Goal: Set the data down again, exactly as it reads, but without the pictures.

========

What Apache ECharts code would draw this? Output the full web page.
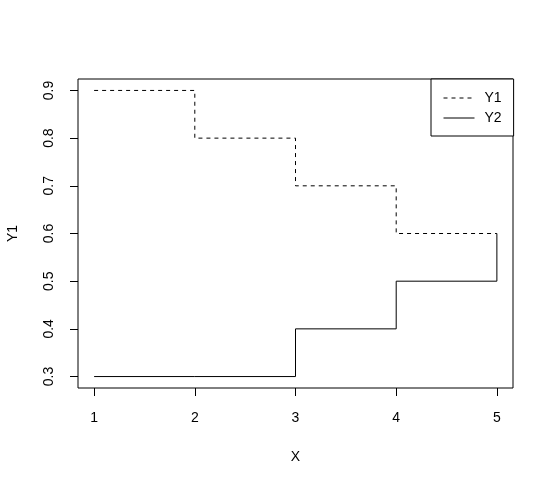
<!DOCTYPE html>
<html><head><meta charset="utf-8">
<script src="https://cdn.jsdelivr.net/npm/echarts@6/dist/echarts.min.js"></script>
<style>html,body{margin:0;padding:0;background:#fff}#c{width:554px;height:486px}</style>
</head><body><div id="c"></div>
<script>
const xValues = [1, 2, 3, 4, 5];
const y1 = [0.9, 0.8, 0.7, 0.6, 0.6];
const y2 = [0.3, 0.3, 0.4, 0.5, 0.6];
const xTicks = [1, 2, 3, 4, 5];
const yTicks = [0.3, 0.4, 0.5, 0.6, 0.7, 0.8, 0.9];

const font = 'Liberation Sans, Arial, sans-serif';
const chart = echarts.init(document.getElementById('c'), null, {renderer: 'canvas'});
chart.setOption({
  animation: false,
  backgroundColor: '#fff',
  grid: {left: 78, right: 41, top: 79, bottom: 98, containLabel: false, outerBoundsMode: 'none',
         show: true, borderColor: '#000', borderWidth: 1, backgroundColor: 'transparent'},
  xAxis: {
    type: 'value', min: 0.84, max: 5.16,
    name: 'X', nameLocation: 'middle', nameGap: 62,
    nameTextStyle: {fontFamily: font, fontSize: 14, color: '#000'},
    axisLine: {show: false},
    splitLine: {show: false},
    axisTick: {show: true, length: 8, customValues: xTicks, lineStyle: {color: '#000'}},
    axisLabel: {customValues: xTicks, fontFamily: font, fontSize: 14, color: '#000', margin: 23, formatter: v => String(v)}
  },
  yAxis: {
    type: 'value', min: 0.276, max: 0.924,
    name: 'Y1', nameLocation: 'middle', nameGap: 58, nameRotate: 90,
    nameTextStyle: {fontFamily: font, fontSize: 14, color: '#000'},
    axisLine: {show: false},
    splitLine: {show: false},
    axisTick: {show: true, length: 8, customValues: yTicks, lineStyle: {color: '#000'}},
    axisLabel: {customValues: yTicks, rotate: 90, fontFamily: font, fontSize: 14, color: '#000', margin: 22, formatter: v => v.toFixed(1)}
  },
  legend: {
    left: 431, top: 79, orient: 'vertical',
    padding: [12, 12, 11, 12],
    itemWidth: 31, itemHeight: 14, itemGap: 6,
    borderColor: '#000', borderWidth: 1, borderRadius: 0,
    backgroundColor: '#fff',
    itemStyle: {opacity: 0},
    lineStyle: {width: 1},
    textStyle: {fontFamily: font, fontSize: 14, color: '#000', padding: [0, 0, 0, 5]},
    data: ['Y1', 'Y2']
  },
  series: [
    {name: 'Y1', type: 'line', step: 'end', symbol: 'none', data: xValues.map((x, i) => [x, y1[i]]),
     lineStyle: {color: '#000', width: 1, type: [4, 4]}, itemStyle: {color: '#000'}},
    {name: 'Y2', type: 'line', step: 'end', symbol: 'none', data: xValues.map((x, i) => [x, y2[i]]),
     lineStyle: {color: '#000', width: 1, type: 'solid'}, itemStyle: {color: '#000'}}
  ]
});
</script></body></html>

========

Solution to the problem:
What Apache ECharts code would draw this? Output the full web page.
<!DOCTYPE html>
<html><head><meta charset="utf-8">
<script src="https://cdn.jsdelivr.net/npm/echarts@6/dist/echarts.min.js"></script>
<style>html,body{margin:0;padding:0;background:#fff}#c{width:554px;height:486px}</style>
</head><body><div id="c"></div>
<script>
const xValues = [1, 2, 3, 4, 5];
const y1 = [0.9, 0.8, 0.7, 0.6, 0.6];
const y2 = [0.3, 0.3, 0.4, 0.5, 0.6];
const xTicks = [1, 2, 3, 4, 5];
const yTicks = [0.3, 0.4, 0.5, 0.6, 0.7, 0.8, 0.9];

const font = 'Liberation Sans, Arial, sans-serif';
const chart = echarts.init(document.getElementById('c'), null, {renderer: 'canvas'});
chart.setOption({
  animation: false,
  backgroundColor: '#fff',
  grid: {left: 78, right: 41, top: 79, bottom: 98, containLabel: false, outerBoundsMode: 'none',
         show: true, borderColor: '#000', borderWidth: 1, backgroundColor: 'transparent'},
  xAxis: {
    type: 'value', min: 0.84, max: 5.16,
    name: 'X', nameLocation: 'middle', nameGap: 62,
    nameTextStyle: {fontFamily: font, fontSize: 14, color: '#000'},
    axisLine: {show: false},
    splitLine: {show: false},
    axisTick: {show: true, length: 8, customValues: xTicks, lineStyle: {color: '#000'}},
    axisLabel: {customValues: xTicks, fontFamily: font, fontSize: 14, color: '#000', margin: 23, formatter: v => String(v)}
  },
  yAxis: {
    type: 'value', min: 0.276, max: 0.924,
    name: 'Y1', nameLocation: 'middle', nameGap: 58, nameRotate: 90,
    nameTextStyle: {fontFamily: font, fontSize: 14, color: '#000'},
    axisLine: {show: false},
    splitLine: {show: false},
    axisTick: {show: true, length: 8, customValues: yTicks, lineStyle: {color: '#000'}},
    axisLabel: {customValues: yTicks, rotate: 90, fontFamily: font, fontSize: 14, color: '#000', margin: 22, formatter: v => v.toFixed(1)}
  },
  legend: {
    left: 431, top: 79, orient: 'vertical',
    padding: [12, 12, 11, 12],
    itemWidth: 31, itemHeight: 14, itemGap: 6,
    borderColor: '#000', borderWidth: 1, borderRadius: 0,
    backgroundColor: '#fff',
    itemStyle: {opacity: 0},
    lineStyle: {width: 1},
    textStyle: {fontFamily: font, fontSize: 14, color: '#000', padding: [0, 0, 0, 5]},
    data: ['Y1', 'Y2']
  },
  series: [
    {name: 'Y1', type: 'line', step: 'end', symbol: 'none', data: xValues.map((x, i) => [x, y1[i]]),
     lineStyle: {color: '#000', width: 1, type: [4, 4]}, itemStyle: {color: '#000'}},
    {name: 'Y2', type: 'line', step: 'end', symbol: 'none', data: xValues.map((x, i) => [x, y2[i]]),
     lineStyle: {color: '#000', width: 1, type: 'solid'}, itemStyle: {color: '#000'}}
  ]
});
</script></body></html>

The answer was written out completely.